Moreover, it is unenforceable. No company is going to give Apple access to its books. So it becomes a pinkie swear situation, where Apple relies on the companies to be honest.
And as previously noted, there's no good reason to allow Apple to charge *ANY* money for purchases that occur on the platform. Again, Apple does nothing to earn that revenue. It is pure rent-seeking market distortion, and as a dominant player in the market, that doesn't pass antitrust scrutiny. It never did.
But the biggest problem is that it unlawfully distorts the free market for a lot of other things, effectively using Apple's market power in an attempt to monopolize other industries.
As I've mentioned previously, Amazon takes only a 30% commission on most eBook sales. By taking a 30% commission on in-app purchases, Apple made it much harder for Amazon's Kindle content store to compete with Apple's iBooks store, because Amazon had to either literally give away content without earning a penny on it or do what they actually did — disable all purchasing on iOS and hope that users figure out how to buy content ahead of time on the Amazon website.

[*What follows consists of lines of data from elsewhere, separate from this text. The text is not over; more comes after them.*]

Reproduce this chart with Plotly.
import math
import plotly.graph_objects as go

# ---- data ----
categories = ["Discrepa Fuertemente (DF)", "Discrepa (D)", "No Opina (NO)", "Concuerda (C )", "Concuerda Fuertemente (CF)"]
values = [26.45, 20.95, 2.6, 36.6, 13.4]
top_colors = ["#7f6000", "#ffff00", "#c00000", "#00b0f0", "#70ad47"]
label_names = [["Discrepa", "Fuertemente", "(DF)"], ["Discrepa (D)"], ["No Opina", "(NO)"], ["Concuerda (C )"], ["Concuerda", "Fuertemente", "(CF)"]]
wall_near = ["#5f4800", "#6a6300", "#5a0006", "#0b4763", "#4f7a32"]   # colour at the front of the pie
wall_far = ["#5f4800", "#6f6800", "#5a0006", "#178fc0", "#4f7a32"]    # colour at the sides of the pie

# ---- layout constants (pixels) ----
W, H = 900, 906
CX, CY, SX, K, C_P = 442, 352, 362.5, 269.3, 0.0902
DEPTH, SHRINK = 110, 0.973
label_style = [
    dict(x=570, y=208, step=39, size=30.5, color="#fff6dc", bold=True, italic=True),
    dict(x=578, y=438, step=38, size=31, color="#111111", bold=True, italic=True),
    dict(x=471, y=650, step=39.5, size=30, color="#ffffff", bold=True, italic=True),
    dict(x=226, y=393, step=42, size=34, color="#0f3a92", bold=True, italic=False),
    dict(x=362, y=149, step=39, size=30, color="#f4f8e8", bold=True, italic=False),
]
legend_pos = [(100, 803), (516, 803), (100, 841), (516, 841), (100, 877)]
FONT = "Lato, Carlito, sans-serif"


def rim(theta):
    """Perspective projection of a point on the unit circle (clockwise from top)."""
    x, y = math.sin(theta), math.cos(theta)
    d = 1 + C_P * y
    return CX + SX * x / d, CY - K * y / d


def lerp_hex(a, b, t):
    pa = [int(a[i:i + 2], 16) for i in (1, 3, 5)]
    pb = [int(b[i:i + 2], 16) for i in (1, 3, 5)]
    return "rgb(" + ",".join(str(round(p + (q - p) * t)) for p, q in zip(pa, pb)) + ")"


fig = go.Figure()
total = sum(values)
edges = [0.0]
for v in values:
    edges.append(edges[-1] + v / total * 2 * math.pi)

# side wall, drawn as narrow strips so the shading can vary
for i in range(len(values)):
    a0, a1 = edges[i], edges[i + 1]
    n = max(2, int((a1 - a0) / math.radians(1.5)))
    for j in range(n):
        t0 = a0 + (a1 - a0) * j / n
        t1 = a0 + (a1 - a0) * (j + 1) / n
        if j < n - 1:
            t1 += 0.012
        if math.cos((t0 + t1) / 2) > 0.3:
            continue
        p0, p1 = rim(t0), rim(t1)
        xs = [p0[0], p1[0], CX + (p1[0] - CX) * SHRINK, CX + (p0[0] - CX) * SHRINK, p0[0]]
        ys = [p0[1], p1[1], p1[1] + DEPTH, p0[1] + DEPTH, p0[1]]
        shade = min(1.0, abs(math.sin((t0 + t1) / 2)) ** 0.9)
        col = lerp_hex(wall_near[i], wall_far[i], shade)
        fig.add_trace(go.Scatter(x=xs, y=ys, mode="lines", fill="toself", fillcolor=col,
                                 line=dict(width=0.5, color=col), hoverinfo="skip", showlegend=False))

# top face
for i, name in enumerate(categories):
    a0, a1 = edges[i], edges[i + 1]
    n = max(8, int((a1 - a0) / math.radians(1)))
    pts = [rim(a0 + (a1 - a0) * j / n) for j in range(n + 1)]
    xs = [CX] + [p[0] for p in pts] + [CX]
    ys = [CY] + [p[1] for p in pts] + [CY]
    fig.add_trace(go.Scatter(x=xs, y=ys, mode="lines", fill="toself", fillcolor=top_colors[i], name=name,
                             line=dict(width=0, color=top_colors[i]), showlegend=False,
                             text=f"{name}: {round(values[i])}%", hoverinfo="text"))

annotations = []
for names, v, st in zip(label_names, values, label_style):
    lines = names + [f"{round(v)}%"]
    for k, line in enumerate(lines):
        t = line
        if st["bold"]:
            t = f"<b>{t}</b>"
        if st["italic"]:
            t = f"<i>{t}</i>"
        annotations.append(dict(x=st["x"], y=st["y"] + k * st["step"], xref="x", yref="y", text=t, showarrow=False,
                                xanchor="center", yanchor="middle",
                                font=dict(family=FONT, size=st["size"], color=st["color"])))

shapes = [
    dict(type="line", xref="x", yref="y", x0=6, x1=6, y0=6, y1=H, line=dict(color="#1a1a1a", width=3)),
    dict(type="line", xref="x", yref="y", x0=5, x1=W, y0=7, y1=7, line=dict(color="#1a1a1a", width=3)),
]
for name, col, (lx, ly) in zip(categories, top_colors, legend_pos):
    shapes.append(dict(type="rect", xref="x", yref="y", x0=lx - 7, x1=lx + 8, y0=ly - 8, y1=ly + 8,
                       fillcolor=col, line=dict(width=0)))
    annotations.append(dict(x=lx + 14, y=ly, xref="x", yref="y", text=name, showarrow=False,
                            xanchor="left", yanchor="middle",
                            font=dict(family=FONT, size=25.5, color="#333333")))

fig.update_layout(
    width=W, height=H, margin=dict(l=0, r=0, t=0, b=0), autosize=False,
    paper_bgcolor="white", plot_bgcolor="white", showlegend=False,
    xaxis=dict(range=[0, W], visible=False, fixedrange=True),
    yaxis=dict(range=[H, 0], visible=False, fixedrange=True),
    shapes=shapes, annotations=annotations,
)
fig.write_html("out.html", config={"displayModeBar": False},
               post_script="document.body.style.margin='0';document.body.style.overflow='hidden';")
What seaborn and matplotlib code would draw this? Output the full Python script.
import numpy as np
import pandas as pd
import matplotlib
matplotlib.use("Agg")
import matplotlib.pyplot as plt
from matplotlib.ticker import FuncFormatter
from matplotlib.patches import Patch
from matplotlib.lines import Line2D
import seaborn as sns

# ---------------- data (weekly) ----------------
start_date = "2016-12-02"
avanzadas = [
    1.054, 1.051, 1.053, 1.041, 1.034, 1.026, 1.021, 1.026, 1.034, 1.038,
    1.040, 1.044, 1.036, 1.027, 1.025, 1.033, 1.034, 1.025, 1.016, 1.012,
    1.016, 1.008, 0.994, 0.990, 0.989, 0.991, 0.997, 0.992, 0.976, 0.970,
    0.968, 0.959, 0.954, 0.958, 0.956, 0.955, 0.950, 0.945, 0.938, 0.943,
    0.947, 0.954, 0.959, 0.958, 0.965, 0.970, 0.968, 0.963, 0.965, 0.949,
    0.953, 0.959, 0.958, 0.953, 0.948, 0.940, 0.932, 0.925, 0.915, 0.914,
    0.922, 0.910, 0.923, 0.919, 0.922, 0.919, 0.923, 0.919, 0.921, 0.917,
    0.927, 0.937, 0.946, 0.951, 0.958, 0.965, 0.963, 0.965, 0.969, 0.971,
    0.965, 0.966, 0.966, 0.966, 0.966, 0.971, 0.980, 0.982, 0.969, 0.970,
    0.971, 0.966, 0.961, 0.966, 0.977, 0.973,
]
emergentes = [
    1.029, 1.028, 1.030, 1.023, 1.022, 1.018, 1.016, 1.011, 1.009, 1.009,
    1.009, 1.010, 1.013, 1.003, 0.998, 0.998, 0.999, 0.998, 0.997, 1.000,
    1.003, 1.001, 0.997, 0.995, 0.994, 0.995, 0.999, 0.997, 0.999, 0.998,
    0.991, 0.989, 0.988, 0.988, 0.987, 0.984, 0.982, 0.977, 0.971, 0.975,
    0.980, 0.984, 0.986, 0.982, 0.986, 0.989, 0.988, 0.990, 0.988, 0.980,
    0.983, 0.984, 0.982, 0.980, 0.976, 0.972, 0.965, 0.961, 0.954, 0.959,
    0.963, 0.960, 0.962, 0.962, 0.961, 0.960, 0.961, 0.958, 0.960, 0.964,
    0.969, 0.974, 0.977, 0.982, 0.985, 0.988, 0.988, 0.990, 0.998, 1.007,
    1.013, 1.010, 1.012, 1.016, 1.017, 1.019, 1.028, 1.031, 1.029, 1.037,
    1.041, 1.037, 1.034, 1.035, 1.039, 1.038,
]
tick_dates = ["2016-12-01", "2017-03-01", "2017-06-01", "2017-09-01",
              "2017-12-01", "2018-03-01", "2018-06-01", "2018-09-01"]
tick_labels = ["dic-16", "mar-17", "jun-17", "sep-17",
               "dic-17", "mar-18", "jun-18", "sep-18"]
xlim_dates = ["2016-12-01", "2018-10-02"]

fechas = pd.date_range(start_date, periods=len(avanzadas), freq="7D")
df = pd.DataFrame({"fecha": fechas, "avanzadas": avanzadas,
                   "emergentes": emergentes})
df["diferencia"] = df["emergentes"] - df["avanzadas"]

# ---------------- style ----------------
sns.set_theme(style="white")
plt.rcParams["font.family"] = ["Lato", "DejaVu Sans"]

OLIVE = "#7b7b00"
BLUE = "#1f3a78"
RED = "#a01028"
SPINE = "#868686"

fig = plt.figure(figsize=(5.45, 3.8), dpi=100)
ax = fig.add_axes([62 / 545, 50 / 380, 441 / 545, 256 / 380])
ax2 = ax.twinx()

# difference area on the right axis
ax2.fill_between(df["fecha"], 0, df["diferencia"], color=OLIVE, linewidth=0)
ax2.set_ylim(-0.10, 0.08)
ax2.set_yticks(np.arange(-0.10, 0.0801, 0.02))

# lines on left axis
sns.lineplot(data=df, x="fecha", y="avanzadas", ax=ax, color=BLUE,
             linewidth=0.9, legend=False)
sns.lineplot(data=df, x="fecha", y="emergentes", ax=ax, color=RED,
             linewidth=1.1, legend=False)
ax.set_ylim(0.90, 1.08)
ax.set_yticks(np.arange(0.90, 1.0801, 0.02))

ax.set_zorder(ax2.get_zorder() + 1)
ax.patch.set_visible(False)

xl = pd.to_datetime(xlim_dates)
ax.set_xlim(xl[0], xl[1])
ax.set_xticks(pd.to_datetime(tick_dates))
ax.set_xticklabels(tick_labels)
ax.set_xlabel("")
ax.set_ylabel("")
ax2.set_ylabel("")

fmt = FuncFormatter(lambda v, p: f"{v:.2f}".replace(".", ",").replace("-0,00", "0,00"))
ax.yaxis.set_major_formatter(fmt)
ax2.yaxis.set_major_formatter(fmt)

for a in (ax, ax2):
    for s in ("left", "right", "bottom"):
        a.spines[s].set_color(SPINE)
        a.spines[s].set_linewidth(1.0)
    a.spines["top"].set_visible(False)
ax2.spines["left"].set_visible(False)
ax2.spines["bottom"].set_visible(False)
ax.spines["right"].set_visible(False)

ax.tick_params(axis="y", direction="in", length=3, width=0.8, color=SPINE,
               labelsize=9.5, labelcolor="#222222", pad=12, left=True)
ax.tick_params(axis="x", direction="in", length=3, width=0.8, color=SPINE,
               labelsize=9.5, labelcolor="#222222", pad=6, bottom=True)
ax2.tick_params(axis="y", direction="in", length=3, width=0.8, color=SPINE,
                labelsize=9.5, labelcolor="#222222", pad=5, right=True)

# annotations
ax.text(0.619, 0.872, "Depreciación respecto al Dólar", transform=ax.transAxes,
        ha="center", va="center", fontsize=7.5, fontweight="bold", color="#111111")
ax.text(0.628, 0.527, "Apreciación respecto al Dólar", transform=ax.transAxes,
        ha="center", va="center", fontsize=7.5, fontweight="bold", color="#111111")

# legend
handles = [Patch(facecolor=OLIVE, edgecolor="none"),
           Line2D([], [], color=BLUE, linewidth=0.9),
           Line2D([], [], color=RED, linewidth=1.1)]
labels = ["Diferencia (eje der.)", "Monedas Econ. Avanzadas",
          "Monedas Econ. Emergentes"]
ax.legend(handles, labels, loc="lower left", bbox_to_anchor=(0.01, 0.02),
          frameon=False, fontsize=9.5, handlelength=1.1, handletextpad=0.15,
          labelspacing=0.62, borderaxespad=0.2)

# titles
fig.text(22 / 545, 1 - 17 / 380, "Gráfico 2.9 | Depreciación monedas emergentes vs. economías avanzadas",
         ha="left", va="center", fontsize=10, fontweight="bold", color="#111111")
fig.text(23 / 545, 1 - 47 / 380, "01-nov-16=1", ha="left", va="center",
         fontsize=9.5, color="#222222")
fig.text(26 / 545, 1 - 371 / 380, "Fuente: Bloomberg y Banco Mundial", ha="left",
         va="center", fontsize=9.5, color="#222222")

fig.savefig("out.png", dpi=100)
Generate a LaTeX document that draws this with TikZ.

Spotify also had the same problem. Giving up 30% of their subscription revenue to Apple would have meant that Apple had almost half again more money to spend on content acquisition, which gave Apple Music an unfair competitive advantage. And the alternative — disabling purchasing subscriptions on iOS and hoping that uses figure out how to buy a subscription on the website — gives Apple an unfair competitive advantage in terms of acquiring new customers.
So any scheme in which Apple takes almost a third of the purchase price of any digital content or subscription purchased on the platform is per se an antitrust concern, because Apple's share of the market is so large, their users are so loyal, the barrier to switching platforms is so high, and their users have so much higher an average annual income than other platforms. And it will not stop being an antitrust concern unless the DOJ breaks up Apple and forces them to spin off Apple Music and iBooks into separate companies.
And the Apple Arcade service is an attempt to get ahead of subscription gaming and monopolize that future market in the same way.
All of these outcomes are generally unlawful. Besides being tantamount to an illegal tying agreement, they also represent per se price fixing. This isn't solvable by making minor changes to the business model. The business model Apple chose has always been a per se antitrust law violation. The fact that they got away with it for so long is remarkable, but it was never okay. It's not even close.